Parece bem coisa do século vinte e um não é mesmo? Parece coisa do momento que vivemos, de disputas eleitorais. Isso parece ser verdadeiro, mas vai além disso. Para não falar na questão política essencial de agora, lembro que, de vez em quando, temos notícias de tentativas de linchamento de pessoas que, por algum motivo, correu a voz de que eram isso ou aquilo e o grupo de linchadores decidiu tomar a justiça (justiça?) nas próprias mãos. Ou porque o ato supostamente cometido era um crime, ou porque a pessoa linchada pertencia a um determinado grupo social odiado pelos grupos que decidiram “fazer alguma coisa”. Com o passar do tempo, fica difícil saber exatamente como tudo começou. Fica-se sabendo que apareceu um boato e depois tudo ficou descontrolado.

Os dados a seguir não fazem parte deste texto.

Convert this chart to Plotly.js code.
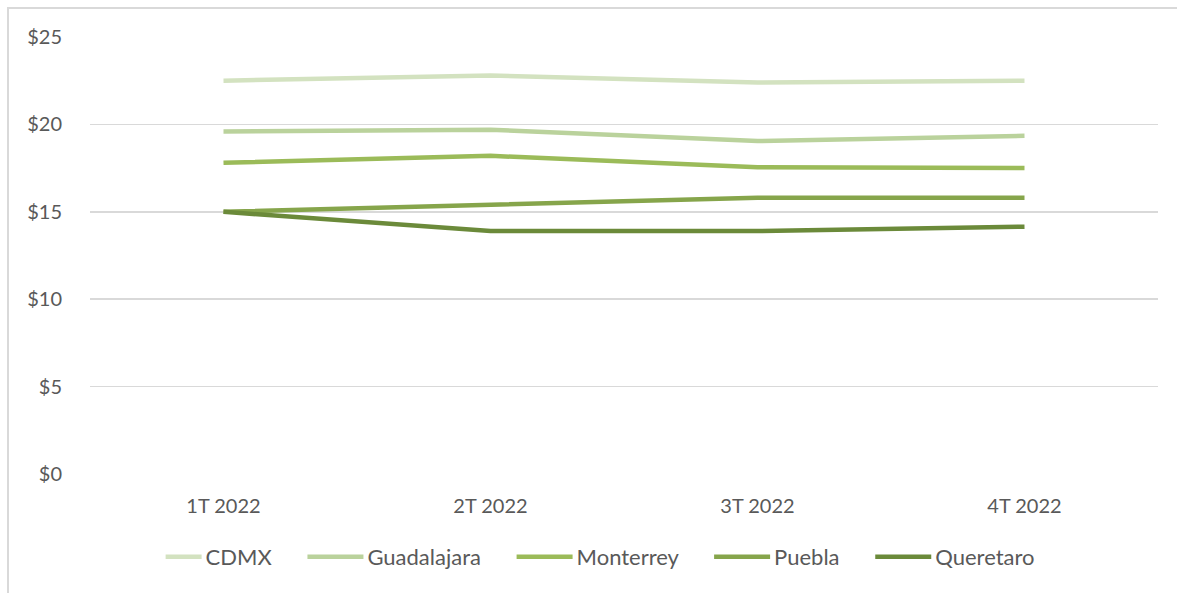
<!DOCTYPE html>
<html>
<head>
<meta charset="utf-8">
<script src="https://cdn.plot.ly/plotly-3.0.1.min.js"></script>
<style>
  html, body { margin: 0; padding: 0; background: #fff; overflow: hidden; }
  #wrap { position: relative; width: 1177px; height: 593px; overflow: hidden; }
  #chart { position: absolute; left: 0; top: 0; width: 1177px; height: 593px; }
  #frameTop { position: absolute; left: 7px; top: 7px; width: 1170px; height: 2px; background: #d9d9d9; pointer-events: none; }
  #frameLeft { position: absolute; left: 7px; top: 7px; width: 2px; height: 586px; background: #d9d9d9; pointer-events: none; }
</style>
</head>
<body>
<div id="wrap">
  <div id="chart"></div>
  <div id="frameTop"></div>
  <div id="frameLeft"></div>
</div>
<script>
const categories = ['1T 2022', '2T 2022', '3T 2022', '4T 2022'];
const seriesNames = ['CDMX', 'Guadalajara', 'Monterrey', 'Puebla', 'Queretaro'];
const cdmx        = [22.5, 22.8, 22.4, 22.5];
const guadalajara = [19.6, 19.7, 19.05, 19.35];
const monterrey   = [17.8, 18.2, 17.55, 17.5];
const puebla      = [15.0, 15.4, 15.8, 15.8];
const queretaro   = [15.0, 13.9, 13.9, 14.15];
const seriesColors = ['#D3E2C0', '#BAD29C', '#9BBB59', '#86A54B', '#6B8A3A'];

const values = [cdmx, guadalajara, monterrey, puebla, queretaro];
const pad = '&nbsp;'.repeat(9);
const traces = seriesNames.map((name, i) => ({
  type: 'scatter',
  mode: 'lines',
  name: name + (i < seriesNames.length - 1 ? pad : ''),
  x: categories,
  y: values[i],
  line: { color: seriesColors[i], width: 4.5 }
}));

const fam = 'Lato, "Open Sans", sans-serif';
const tickFont = { family: fam, size: 20, color: '#595959' };
const legendFont = { family: fam, size: 22, color: '#595959' };

const layout = {
  width: 1177,
  height: 593,
  margin: { l: 90, r: 19, t: 37, b: 119 },
  paper_bgcolor: '#ffffff',
  plot_bgcolor: '#ffffff',
  font: tickFont,
  showlegend: true,
  xaxis: {
    type: 'category',
    range: [-0.5, 3.5],
    showgrid: false,
    zeroline: false,
    showline: false,
    ticks: 'outside',
    ticklen: 14,
    tickcolor: 'rgba(0,0,0,0)',
    tickfont: tickFont,
    fixedrange: true,
    automargin: false
  },
  yaxis: {
    range: [0, 25],
    dtick: 5,
    tick0: 0,
    tickprefix: '$',
    showgrid: true,
    gridcolor: '#d9d9d9',
    gridwidth: 1.5,
    zeroline: false,
    showline: false,
    ticks: 'outside',
    ticklen: 23,
    tickcolor: 'rgba(0,0,0,0)',
    tickfont: tickFont,
    fixedrange: true,
    automargin: false
  },
  legend: {
    orientation: 'h',
    xref: 'container',
    yref: 'container',
    x: 0.512,
    xanchor: 'center',
    y: 0.0607,
    yanchor: 'middle',
    font: legendFont,
    itemwidth: 30,
    tracegroupgap: 0
  }
};

Plotly.newPlot('chart', traces, layout, { displayModeBar: false, staticPlot: true }).then(gd => {
  gd.querySelectorAll('.legend .legendlines path').forEach(p => {
    p.setAttribute('d', 'M-20,0h56');
  });
});
</script>
</body>
</html>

Com esse ou outro nomes, essa tática de espalhar boatos não é de agora. Para exemplificar a antiguidade dessa ação, trago a história de Hipátia (ou Hipácia). Ela foi uma mulher que quebrou muitos padrões na época que viveu (parece que ela nasceu em 355 depois de Cristo na Alexandria – Egito de hoje). Naquele tempo, as mulheres deveriam passar desapercebidas, restritas aos labores domésticos e ao anonimato do

lar. Pois bem, Hipátia não fez nada disso. Em parte porque seu pai, Theon, que era filósofo reconhecido, astrônomo e matemático no Museu de Alexandria, a educou e incentivou a ultrapassar os limites dados às mulheres. Ainda adolescente, foi estudar em Atenas, na Academia Neoplatônica, onde, segundo alguns textos antigos, destacou-se principalmente em matemática.

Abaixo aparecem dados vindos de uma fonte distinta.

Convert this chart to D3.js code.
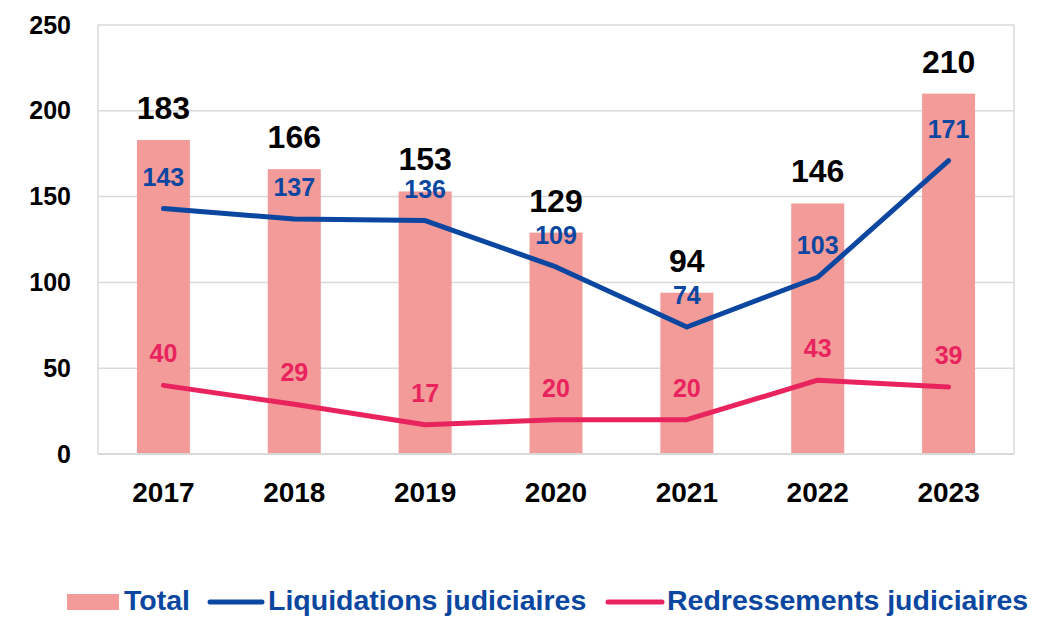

Quando voltou a Alexandria, passou a lecionar e seu nome foi rapidamente reconhecido tanto nos meios acadêmicos como nos meios populares. Ora, tanto pelo fato de ser uma mulher atuando com sucesso dentro de um ambiente eminentemente masculino, como por aquilo que ensinava, ela passou a ser um problema em uma época cheia de problemas. Alexandria, por decreto, era cristã, no entanto, parte da população era pagã ou simplesmente laica. Os conhecimentos matemáticos de Hipátia não deviam ser vistos como perigosos, mas seus conhecimentos de astronomia e filosofia sim. Em astronomia seus ensinamentos sobre o cosmos provavelmente diferiam do que as crenças cristãs já estavam ensinando. E a Filosofia nem sempre era compatível com a religião.

O Patriarca Cirilo que comandava a igreja em Alexandria era ferrenho defensor de como deveriam ser as crenças e ações das pessoas. Obviamente Hipátia, transgressora em todos os sentidos, inclusive no sentido político, foi alvo da atenção de Cirilo que iniciou uma campanha contra ela. O auge aconteceu quando o Prefeito de Alexandria, Orestes, amigo de Hipátia, recusou-se a dialogar com Cirilo. O boato corrente que isso era influência dela, provavelmente porque ela era pagã.

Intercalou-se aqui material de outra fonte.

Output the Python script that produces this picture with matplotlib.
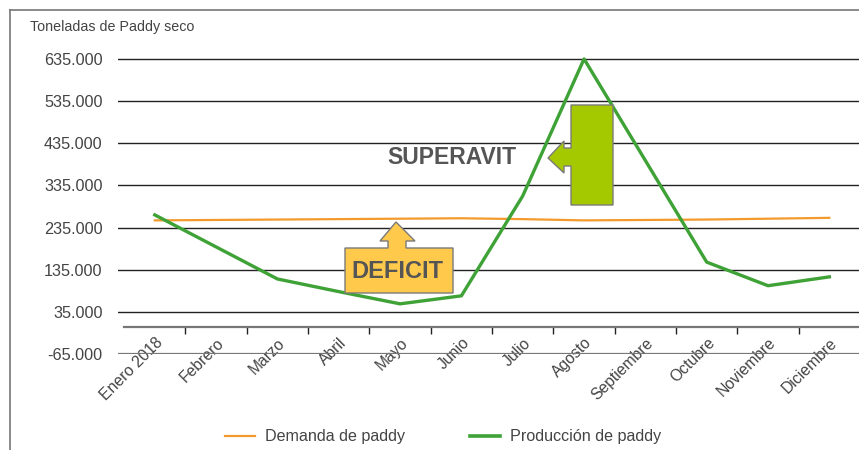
import matplotlib.pyplot as plt
from matplotlib.patches import Polygon
from matplotlib.lines import Line2D
from matplotlib.ticker import FuncFormatter, FixedLocator
import matplotlib.transforms as mtransforms

plt.rcParams['font.family'] = ['Liberation Sans', 'DejaVu Sans']

W, H = 859, 450

meses = ['Enero 2018', 'Febrero', 'Marzo', 'Abril', 'Mayo', 'Junio', 'Julio',
         'Agosto', 'Septiembre', 'Octubre', 'Noviembre', 'Diciembre']
demanda = [252000, 253000, 254000, 255000, 256000, 257000, 255000,
           252000, 253000, 254000, 256000, 258000]
produccion = [265000, 189000, 113000, 83000, 54000, 73000, 310000,
              635000, 394000, 153000, 97000, 118000]
yticks = [-65000, 35000, 135000, 235000, 335000, 435000, 535000, 635000]

gris = '#555555'


def px(x, y):  # pixel de la imagen -> fraccion de figura
    return (x / W, 1 - y / H)


fig = plt.figure(figsize=(W / 100, H / 100), dpi=100)
ax = fig.add_axes([118 / W, 1 - 354 / H, 742 / W, (354 - 46.3) / H])

x = list(range(len(meses)))
ax.plot(x, demanda, color='#F39A2C', lw=1.6, zorder=3)
ax.plot(x, produccion, color='#3EA236', lw=2.4, zorder=3)

ax.set_xlim(-0.6, 11.5)
ax.set_ylim(-65000, 665000)

ax.set_yticks(yticks)
ax.yaxis.set_major_formatter(FuncFormatter(lambda v, p: '{:,.0f}'.format(v).replace(',', '.')))
ax.tick_params(axis='y', length=0, pad=11, labelsize=11.7, labelcolor='#444444')
ax.yaxis.grid(True, color='#222222', lw=1.0)
gl = ax.yaxis.get_gridlines()
gl[0].set_color('#777777')
gl[0].set_linewidth(1.6)
ax.set_axisbelow(True)

for s in ['left', 'right', 'top']:
    ax.spines[s].set_visible(False)
ax.spines['bottom'].set_position(('data', 0))
ax.spines['bottom'].set_bounds(-0.5, 11.5)
ax.spines['bottom'].set_color('#777777')
ax.spines['bottom'].set_linewidth(1.6)

ax.set_xticks(x)
ax.set_xticklabels(meses, rotation=45, ha='right', va='center', rotation_mode='anchor')
ax.xaxis.set_minor_locator(FixedLocator([i + 0.5 for i in range(11)]))
ax.tick_params(axis='x', which='major', length=0, pad=10, labelsize=11.3, labelcolor='#444444')
ax.tick_params(axis='x', which='minor', length=5, width=1, color='#222222')
off = mtransforms.ScaledTranslation(4 / 72, 0, fig.dpi_scale_trans)
for lab in ax.get_xticklabels():
    lab.set_transform(lab.get_transform() + off)

# titulo del eje
fig.text(*px(30, 27), 'Toneladas de Paddy seco', fontsize=10.3, color='#444444', va='center')

# marco de la figura
fig.add_artist(Line2D([10 / W, 10 / W], [0, 1 - 10 / H], color='#777777', lw=1.2))
fig.add_artist(Line2D([10 / W, 1], [1 - 10 / H, 1 - 10 / H], color='#777777', lw=1.2))

# flecha DEFICIT
deficit = [(345, 293), (345, 248), (388, 248), (388, 241), (380, 241), (396, 222),
           (415, 241), (406, 241), (406, 248), (453, 248), (453, 293)]
fig.add_artist(Polygon([px(a, b) for a, b in deficit], closed=True,
                       transform=fig.transFigure, facecolor='#FFC94B',
                       edgecolor='#7a7a7a', lw=1, zorder=5))
fig.text(*px(397, 272), 'DEFICIT', fontsize=17, fontweight='bold', color=gris,
         ha='center', va='center', zorder=6)

# flecha SUPERAVIT
superavit = [(571, 105), (613, 105), (613, 205), (571, 205), (571, 166), (564, 166),
             (564, 173), (548, 158), (564, 141), (564, 148), (571, 148)]
fig.add_artist(Polygon([px(a, b) for a, b in superavit], closed=True,
                       transform=fig.transFigure, facecolor='#A5C900',
                       edgecolor='#7a7a7a', lw=1, zorder=5))
fig.text(*px(452, 157), 'SUPERAVIT', fontsize=16.5, fontweight='bold', color=gris,
         ha='center', va='center', zorder=6)

# leyenda
handles = [Line2D([], [], color='#F39A2C', lw=1.6), Line2D([], [], color='#3EA236', lw=2.6)]
fig.legend(handles, ['Demanda de paddy', 'Producción de paddy'], ncol=2, frameon=False,
           loc='center', bbox_to_anchor=px(443, 437), fontsize=11.6, labelcolor='#444444',
           handlelength=1.9, handletextpad=0.6, columnspacing=4.0)

fig.savefig('out.png', dpi=100)
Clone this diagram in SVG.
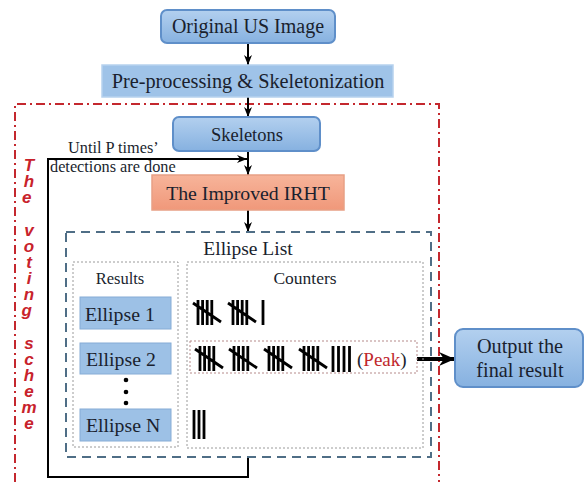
<svg xmlns="http://www.w3.org/2000/svg" width="584" height="482" viewBox="0 0 584 482">
<defs>
<linearGradient id="gBlue" x1="0" y1="0" x2="0" y2="1">
<stop offset="0" stop-color="#b3d0ef"/>
<stop offset="1" stop-color="#86b1e0"/>
</linearGradient>
<linearGradient id="gOrange" x1="0" y1="0" x2="0" y2="1">
<stop offset="0" stop-color="#f7b49a"/>
<stop offset="1" stop-color="#f0987a"/>
</linearGradient>
<marker id="ah" markerUnits="userSpaceOnUse" markerWidth="10" markerHeight="10" viewBox="0 0 10 10" refX="10" refY="5" orient="auto">
<path d="M0,1 L10,5 L0,9 L3,5 Z" fill="#000"/>
</marker>
<marker id="ahBig" markerUnits="userSpaceOnUse" markerWidth="16" markerHeight="16" viewBox="0 0 16 16" refX="16" refY="8" orient="auto">
<path d="M0,1 L16,8 L0,15 L5,8 Z" fill="#000"/>
</marker>
<g id="tally5">
<path d="M0,0 V25 M4.6,0 V25 M9.2,0 V25 M13.8,0 V25 M-5,3 L23,22" stroke="#000" stroke-width="2.8" fill="none"/>
</g>
</defs>
<style>
.t{font-family:"Liberation Serif","Times New Roman",serif;fill:#1a1f2e}
.c{text-anchor:middle}
.rbox{fill:url(#gBlue);stroke:#5f8fc9;stroke-width:2}
.flat{fill:#9fc3e8;stroke:#b7d2ee;stroke-width:1.5}
.ell{fill:#9dc1e6;stroke:#86acd6;stroke-width:1}
.conn{stroke:#000;stroke-width:2;fill:none}
.dot{fill:none;stroke:#9a9a9a;stroke-width:1;stroke-dasharray:2 2}
.bar{stroke:#000;stroke-width:2.8}
</style>

<!-- voting scheme boundary -->
<g id="voting-scheme">
<path d="M15,482 V104 H439 V482" fill="none" stroke="#c4282e" stroke-width="2" stroke-dasharray="9 4 2 4"/>
<text font-family="'Liberation Sans',Arial,sans-serif" font-weight="bold" font-style="italic" font-size="17" fill="#c8222b" text-anchor="middle">
<tspan x="29" y="171">T</tspan><tspan x="29" y="187">h</tspan><tspan x="29" y="203">e</tspan>
<tspan x="29" y="236">v</tspan><tspan x="29" y="252">o</tspan><tspan x="29" y="268">t</tspan><tspan x="29" y="284">i</tspan><tspan x="29" y="300">n</tspan><tspan x="29" y="316">g</tspan>
<tspan x="29" y="349">s</tspan><tspan x="29" y="365">c</tspan><tspan x="29" y="381">h</tspan><tspan x="29" y="397">e</tspan><tspan x="29" y="413">m</tspan><tspan x="29" y="429">e</tspan>
</text>
</g>

<!-- connectors -->
<g id="connectors">
<line class="conn" x1="248" y1="43" x2="248" y2="65" marker-end="url(#ah)"/>
<line class="conn" x1="248" y1="97" x2="248" y2="117" marker-end="url(#ah)"/>
<line class="conn" x1="248" y1="151" x2="248" y2="175" marker-end="url(#ah)"/>
<line class="conn" x1="248" y1="210" x2="248" y2="232" marker-end="url(#ah)"/>
<path class="conn" d="M248,457 V477 H48 V159 H247" marker-end="url(#ah)"/>
<line x1="417" y1="359" x2="455" y2="359" stroke="#000" stroke-width="4" marker-end="url(#ahBig)"/>
<text class="t" x="68" y="153" font-size="16.3">Until P times’</text>
<text class="t" x="50" y="172" font-size="16.3">detections are done</text>
</g>

<g id="original">
<rect class="rbox" x="161" y="10" width="174" height="33" rx="6"/>
<text class="t c" x="248" y="33" font-size="20">Original US Image</text>
</g>

<g id="preprocessing">
<rect class="flat" x="102" y="65" width="291" height="32"/>
<text class="t c" x="248" y="88" font-size="20.3">Pre-processing &amp; Skeletonization</text>
</g>

<g id="skeletons">
<rect class="rbox" x="173" y="117" width="147" height="34" rx="6"/>
<text class="t c" x="247" y="141" font-size="18.5">Skeletons</text>
</g>

<g id="irht">
<rect x="152" y="175" width="192" height="35" fill="url(#gOrange)" stroke="#e8a085" stroke-width="1.5"/>
<text class="t c" x="248" y="200" font-size="19.8">The Improved IRHT</text>
</g>

<g id="ellipse-list">
<rect x="66" y="232" width="365" height="225" fill="none" stroke="#4f6e86" stroke-width="2" stroke-dasharray="9 6"/>
<text class="t c" x="248" y="255" font-size="19.5">Ellipse List</text>
</g>

<g id="results">
<rect class="dot" x="73" y="262" width="105" height="185"/>
<text class="t c" x="120" y="284" font-size="16.5">Results</text>
</g>

<g id="ellipse1">
<rect class="ell" x="80" y="297" width="91" height="32"/>
<text class="t" x="85" y="321" font-size="19.8">Ellipse 1</text>
</g>

<g id="ellipse2">
<rect class="ell" x="80" y="343" width="91" height="31"/>
<text class="t" x="86" y="366" font-size="19.8">Ellipse 2</text>
</g>

<g id="vdots">
<circle cx="126" cy="380" r="2.3" fill="#000"/>
<circle cx="126" cy="392" r="2.3" fill="#000"/>
<circle cx="126" cy="403" r="2.3" fill="#000"/>
</g>

<g id="ellipseN">
<rect class="ell" x="80" y="409" width="91" height="32"/>
<text class="t" x="86" y="432" font-size="19.8">Ellipse N</text>
</g>

<g id="counters">
<rect class="dot" x="187" y="262" width="236" height="186"/>
<text class="t c" x="305" y="284" font-size="17.5">Counters</text>
</g>

<g id="counter1">
<use href="#tally5" x="198" y="300"/>
<use href="#tally5" x="233" y="300"/>
<line class="bar" x1="263" y1="300" x2="263" y2="325"/>
</g>

<g id="counter2">
<rect x="190" y="341" width="227" height="32" fill="none" stroke="#b58a8a" stroke-width="1" stroke-dasharray="2 2"/>
<use href="#tally5" x="200" y="346"/>
<use href="#tally5" x="234" y="346"/>
<use href="#tally5" x="269" y="346"/>
<use href="#tally5" x="304" y="346"/>
<path d="M333,346 V372 M338.5,346 V372 M344,346 V372 M349.5,346 V372" stroke="#000" stroke-width="2.8"/>
<text class="t" x="357" y="366" font-size="19">(<tspan fill="#c0282d">Peak</tspan>)</text>
</g>

<g id="counterN">
<path d="M194,410 V439 M199,410 V439 M204,410 V439" stroke="#000" stroke-width="2.8"/>
</g>

<g id="output">
<rect class="rbox" x="455" y="329" width="128" height="58" rx="8"/>
<text class="t c" x="520" y="353" font-size="20.3">Output the</text>
<text class="t c" x="520" y="377" font-size="20.3">final result</text>
</g>
</svg>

Certo dia, ao ir ou vir da Academia, Hipátia foi rodeada por uma turba de cristãos (ou supostos cristãos) que a arrastaram para uma igreja, onde foi dilacerada por objetos cortantes, que alguns dizem ser conchas marinhas, esquartejada e seus restos queimados em praça pública. Certos historiadores consideram que ela foi uma das primeiras vítimas de crime político. A História a reconheceu como pensadora e mente brilhante. Cirilo foi, séculos depois, galardonado como Doutor da igreja e depois como santo.

Essa pequena história exemplar mostra como é importante estudarmos história.